Merry AfterChristmas!

We Celebrate Whose Birthday?

Just a quick observation to ponder . . . What is the connection between some churches and Santa Claus? I’ve seen several Baptist churches advertising breakfast with Santa?!? And then I read some blogs about the same here, here, here and here. The last three describing a breakfast with Santa accompanied by photos that occurred at the Otter Creek Church.

I don’t have a problem with the jolly, old elf. Nor do I have problems with pictures of kids and the guy. They’re kind of funny. But this whole blending of Santa with the birth of Jesus. What are we REALLY celebrating here? I don’t get it.

Any thoughts?

Nature Calls

Last night while the Elder Extroverted Holy One was letting the dogs out (yes, dogs plural. That’s another post) she noticed some movement into a tree. She wasn’t quite sure what it was so she asked the Young Extroverted One to get me. There we were, shivering in the cold peering up into a tree. When my eyes finally adjusted to the darkness I spotted an owl! An owl in our semi-urban East Nashville yard!?! It was quite a site, us looking at her and she looking at us. As I crept closer with the YEO in my arms and a laser pointer to make sure that YEO did indeed see the owl (I was careful not to get the owl in her huge eyes) she flew off to the next yard and perched upon another tree to keep an eye on us. But the cold was too much and we rushed back inside.

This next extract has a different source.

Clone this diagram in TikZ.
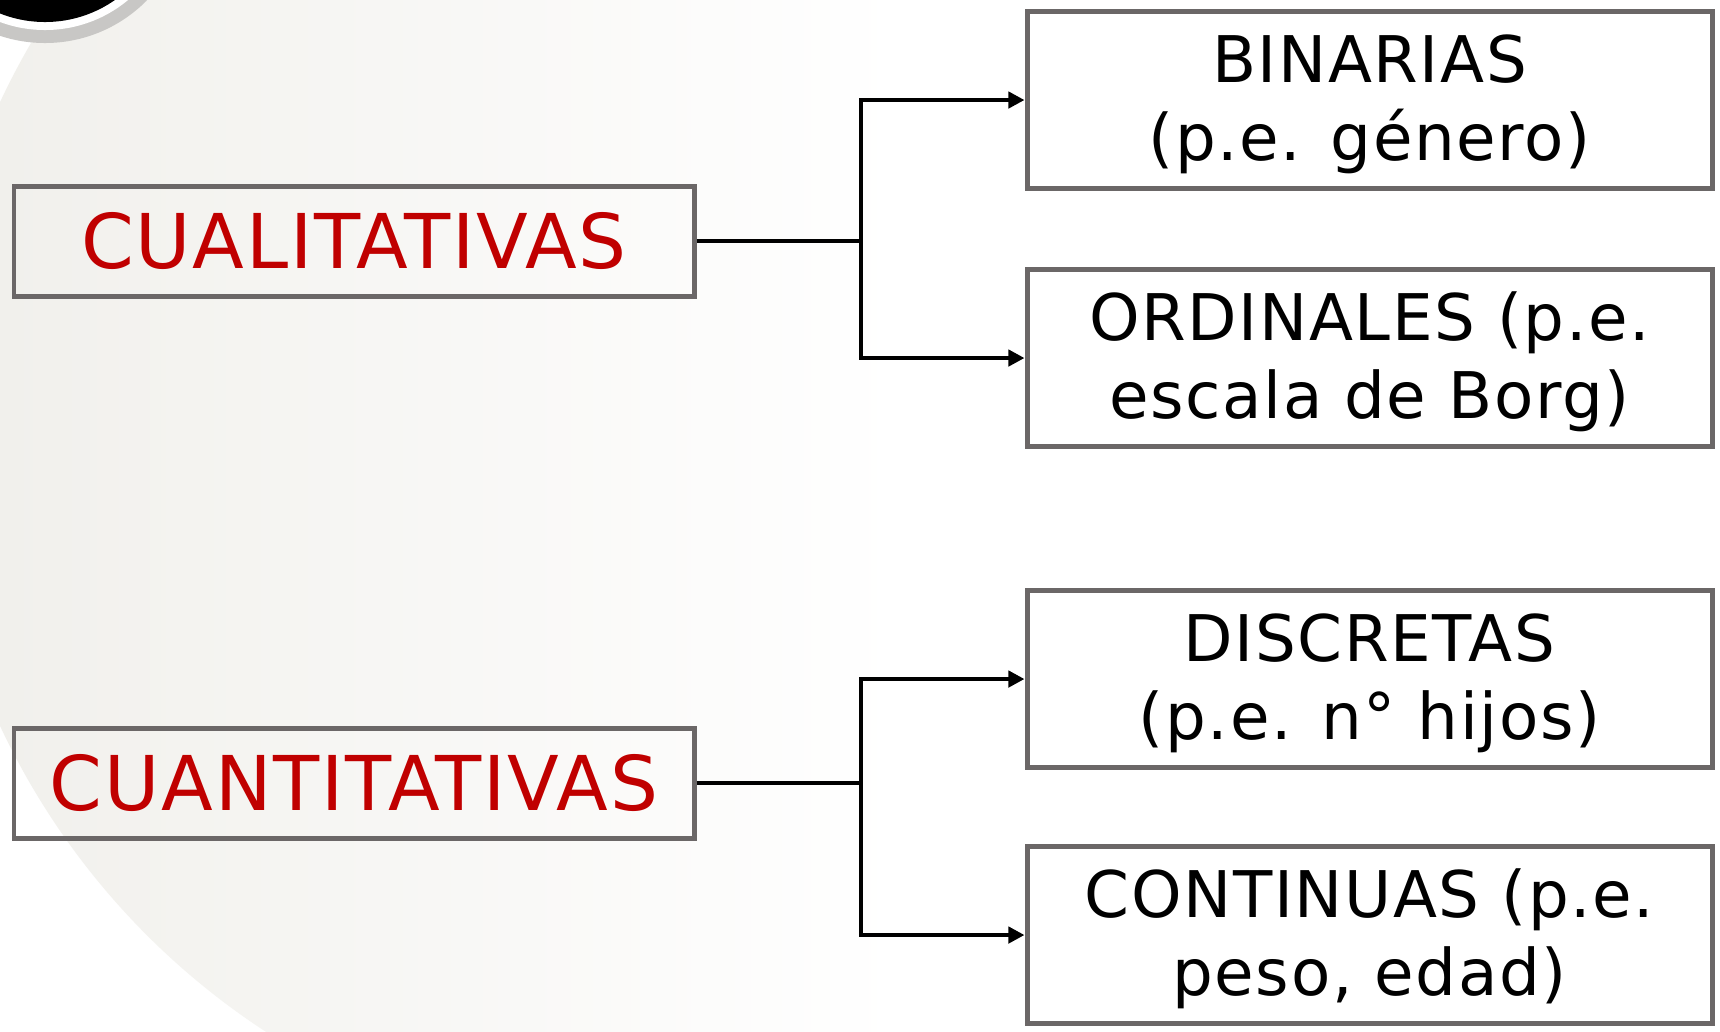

On further investigation, because I’ve lost my art of bird identification, we found that the owl was a Barred Owl Strix varia. *As an aside, I had a Botany professor that told me it’s not about remembering ALL of the indentifications. Just knowing where to look it up.* Reading the description of habitat makes it even more strange that she was in our yard. YEO was very excited about the siting. She pretended to be an owl and told stories of owl visitations at her school during naptime. And then she passed out possibly dreaming of owls.